THE PROBLEM
Scan the lines below for "chart"; report the number of lines that contain it, and only that.
● ● ● ●
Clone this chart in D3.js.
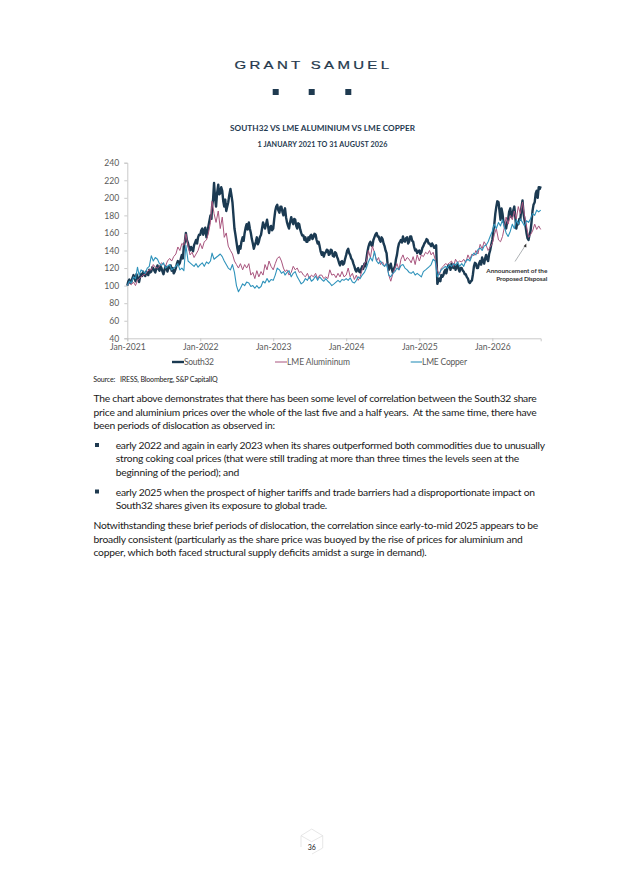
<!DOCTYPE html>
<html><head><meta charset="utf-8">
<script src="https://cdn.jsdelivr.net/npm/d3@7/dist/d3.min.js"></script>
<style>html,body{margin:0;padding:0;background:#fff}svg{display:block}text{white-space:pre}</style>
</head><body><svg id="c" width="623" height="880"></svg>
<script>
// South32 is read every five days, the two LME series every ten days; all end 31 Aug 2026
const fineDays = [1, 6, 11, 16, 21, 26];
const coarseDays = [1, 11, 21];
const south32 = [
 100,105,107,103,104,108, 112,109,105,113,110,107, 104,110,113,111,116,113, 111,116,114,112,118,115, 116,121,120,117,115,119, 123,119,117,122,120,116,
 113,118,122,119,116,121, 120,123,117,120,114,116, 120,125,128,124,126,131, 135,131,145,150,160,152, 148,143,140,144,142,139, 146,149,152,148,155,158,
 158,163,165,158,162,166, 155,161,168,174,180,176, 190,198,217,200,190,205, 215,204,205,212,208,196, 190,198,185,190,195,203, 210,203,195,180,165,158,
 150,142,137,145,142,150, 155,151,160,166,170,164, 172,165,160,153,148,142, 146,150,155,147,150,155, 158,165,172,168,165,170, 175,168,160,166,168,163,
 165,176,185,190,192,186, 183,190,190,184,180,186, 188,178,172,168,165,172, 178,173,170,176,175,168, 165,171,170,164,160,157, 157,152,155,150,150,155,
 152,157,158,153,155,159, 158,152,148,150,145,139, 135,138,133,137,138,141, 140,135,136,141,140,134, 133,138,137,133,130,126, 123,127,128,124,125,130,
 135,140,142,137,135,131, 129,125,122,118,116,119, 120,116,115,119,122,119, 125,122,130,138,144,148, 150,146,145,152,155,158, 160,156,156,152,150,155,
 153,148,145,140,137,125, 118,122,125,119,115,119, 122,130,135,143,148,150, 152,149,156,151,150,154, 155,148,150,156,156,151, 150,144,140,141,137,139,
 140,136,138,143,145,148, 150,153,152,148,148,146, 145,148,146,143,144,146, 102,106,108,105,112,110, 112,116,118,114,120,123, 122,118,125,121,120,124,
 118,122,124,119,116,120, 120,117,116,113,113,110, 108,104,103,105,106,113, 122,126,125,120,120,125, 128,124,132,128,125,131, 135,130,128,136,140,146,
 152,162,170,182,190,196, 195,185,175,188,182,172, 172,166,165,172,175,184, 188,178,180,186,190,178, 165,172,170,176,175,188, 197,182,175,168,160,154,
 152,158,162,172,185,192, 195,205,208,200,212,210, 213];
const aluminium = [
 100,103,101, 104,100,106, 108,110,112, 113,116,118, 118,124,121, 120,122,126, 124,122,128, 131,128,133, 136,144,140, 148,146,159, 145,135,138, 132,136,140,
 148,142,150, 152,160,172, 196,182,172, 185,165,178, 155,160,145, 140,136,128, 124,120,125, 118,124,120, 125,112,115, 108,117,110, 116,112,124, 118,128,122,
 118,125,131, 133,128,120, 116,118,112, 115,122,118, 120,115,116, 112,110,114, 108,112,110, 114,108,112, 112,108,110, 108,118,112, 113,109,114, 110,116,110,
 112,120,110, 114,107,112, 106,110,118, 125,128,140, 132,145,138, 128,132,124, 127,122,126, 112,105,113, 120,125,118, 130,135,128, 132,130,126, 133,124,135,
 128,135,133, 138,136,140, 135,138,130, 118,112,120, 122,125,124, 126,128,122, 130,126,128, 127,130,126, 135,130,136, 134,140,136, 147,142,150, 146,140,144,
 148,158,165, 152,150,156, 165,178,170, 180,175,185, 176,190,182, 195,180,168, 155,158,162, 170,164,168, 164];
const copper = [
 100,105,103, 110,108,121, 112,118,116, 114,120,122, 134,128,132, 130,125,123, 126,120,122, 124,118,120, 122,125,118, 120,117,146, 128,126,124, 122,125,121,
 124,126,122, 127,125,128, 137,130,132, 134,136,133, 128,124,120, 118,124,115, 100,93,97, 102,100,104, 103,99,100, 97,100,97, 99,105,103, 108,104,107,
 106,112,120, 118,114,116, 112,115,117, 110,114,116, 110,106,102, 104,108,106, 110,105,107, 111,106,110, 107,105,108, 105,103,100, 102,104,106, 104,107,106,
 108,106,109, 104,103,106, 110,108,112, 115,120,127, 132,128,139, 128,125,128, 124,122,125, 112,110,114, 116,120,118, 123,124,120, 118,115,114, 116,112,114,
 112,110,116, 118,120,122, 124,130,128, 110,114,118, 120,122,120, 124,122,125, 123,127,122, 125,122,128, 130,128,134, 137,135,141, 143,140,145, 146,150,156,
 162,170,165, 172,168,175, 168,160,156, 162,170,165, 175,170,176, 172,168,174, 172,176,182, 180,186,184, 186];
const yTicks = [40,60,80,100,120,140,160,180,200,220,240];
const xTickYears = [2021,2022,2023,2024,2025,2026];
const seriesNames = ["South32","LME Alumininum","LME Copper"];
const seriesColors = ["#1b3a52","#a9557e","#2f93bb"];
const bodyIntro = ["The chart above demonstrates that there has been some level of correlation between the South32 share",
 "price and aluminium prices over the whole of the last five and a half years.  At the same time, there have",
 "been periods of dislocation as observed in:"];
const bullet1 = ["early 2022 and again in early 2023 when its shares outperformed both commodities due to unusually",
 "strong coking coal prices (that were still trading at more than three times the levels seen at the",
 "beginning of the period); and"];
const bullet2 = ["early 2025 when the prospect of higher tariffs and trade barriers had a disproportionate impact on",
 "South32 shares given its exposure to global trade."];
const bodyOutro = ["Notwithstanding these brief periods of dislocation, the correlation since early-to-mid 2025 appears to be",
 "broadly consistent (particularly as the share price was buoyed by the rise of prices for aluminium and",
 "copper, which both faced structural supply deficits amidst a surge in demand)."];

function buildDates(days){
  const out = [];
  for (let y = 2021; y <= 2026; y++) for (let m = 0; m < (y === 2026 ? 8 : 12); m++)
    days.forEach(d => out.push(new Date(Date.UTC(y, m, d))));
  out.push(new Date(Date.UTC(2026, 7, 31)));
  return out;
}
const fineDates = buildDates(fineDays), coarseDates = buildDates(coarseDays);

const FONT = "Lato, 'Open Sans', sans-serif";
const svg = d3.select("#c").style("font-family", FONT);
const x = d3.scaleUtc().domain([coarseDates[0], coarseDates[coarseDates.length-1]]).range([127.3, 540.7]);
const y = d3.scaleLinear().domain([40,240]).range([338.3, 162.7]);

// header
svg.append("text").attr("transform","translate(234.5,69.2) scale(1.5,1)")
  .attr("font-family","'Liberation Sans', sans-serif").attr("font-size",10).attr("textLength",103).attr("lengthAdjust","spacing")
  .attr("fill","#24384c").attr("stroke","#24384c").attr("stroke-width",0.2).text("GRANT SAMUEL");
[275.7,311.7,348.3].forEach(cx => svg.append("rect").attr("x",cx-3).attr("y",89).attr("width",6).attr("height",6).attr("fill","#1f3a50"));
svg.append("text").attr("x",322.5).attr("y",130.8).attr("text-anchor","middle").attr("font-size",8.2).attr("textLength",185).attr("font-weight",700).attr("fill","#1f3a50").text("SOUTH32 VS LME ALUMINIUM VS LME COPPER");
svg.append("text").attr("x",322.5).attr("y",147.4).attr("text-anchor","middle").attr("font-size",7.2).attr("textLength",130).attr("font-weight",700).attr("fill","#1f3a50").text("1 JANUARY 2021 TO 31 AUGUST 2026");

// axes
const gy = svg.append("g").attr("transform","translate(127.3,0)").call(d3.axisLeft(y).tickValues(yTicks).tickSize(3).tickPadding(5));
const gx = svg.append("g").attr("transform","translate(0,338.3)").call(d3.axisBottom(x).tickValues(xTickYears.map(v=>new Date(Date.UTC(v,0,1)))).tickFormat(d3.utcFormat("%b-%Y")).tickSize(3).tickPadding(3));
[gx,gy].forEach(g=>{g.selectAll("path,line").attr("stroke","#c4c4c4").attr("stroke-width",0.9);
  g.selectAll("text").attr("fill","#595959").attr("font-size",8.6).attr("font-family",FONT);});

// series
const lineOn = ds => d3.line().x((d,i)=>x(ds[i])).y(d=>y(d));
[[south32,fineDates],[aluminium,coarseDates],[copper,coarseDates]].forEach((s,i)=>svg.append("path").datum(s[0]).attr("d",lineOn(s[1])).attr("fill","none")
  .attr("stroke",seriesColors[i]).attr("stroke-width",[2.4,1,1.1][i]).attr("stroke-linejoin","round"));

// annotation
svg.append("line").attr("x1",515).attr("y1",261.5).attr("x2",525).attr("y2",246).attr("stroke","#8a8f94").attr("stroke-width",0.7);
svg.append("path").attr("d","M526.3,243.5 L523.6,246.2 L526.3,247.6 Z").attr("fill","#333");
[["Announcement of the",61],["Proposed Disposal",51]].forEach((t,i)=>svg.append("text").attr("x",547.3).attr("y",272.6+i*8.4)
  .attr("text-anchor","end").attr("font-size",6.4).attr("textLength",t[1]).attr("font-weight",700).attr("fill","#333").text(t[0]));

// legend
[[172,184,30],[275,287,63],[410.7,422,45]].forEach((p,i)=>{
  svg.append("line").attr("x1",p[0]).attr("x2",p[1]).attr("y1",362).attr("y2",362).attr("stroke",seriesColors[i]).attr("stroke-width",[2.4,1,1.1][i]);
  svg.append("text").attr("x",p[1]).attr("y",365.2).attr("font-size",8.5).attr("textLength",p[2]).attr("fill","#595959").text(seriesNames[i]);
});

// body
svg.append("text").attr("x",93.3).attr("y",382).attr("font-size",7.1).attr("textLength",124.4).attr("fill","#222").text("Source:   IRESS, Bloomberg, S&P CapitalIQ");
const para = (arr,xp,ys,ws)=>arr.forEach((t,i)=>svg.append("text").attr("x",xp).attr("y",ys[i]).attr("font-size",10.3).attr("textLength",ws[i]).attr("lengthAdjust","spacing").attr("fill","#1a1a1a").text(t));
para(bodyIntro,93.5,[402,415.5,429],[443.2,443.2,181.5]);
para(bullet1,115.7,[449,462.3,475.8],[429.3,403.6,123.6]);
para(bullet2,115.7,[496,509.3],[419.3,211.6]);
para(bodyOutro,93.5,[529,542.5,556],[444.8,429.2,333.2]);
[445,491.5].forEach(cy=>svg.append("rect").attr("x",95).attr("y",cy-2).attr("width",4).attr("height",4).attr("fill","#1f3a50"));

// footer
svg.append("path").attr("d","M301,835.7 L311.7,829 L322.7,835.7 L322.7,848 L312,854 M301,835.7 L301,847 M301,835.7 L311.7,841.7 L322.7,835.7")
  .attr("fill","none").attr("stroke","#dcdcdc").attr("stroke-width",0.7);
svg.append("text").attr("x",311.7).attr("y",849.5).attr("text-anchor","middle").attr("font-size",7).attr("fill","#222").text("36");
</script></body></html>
● ● ● ●
REPLY TO THE TASK
2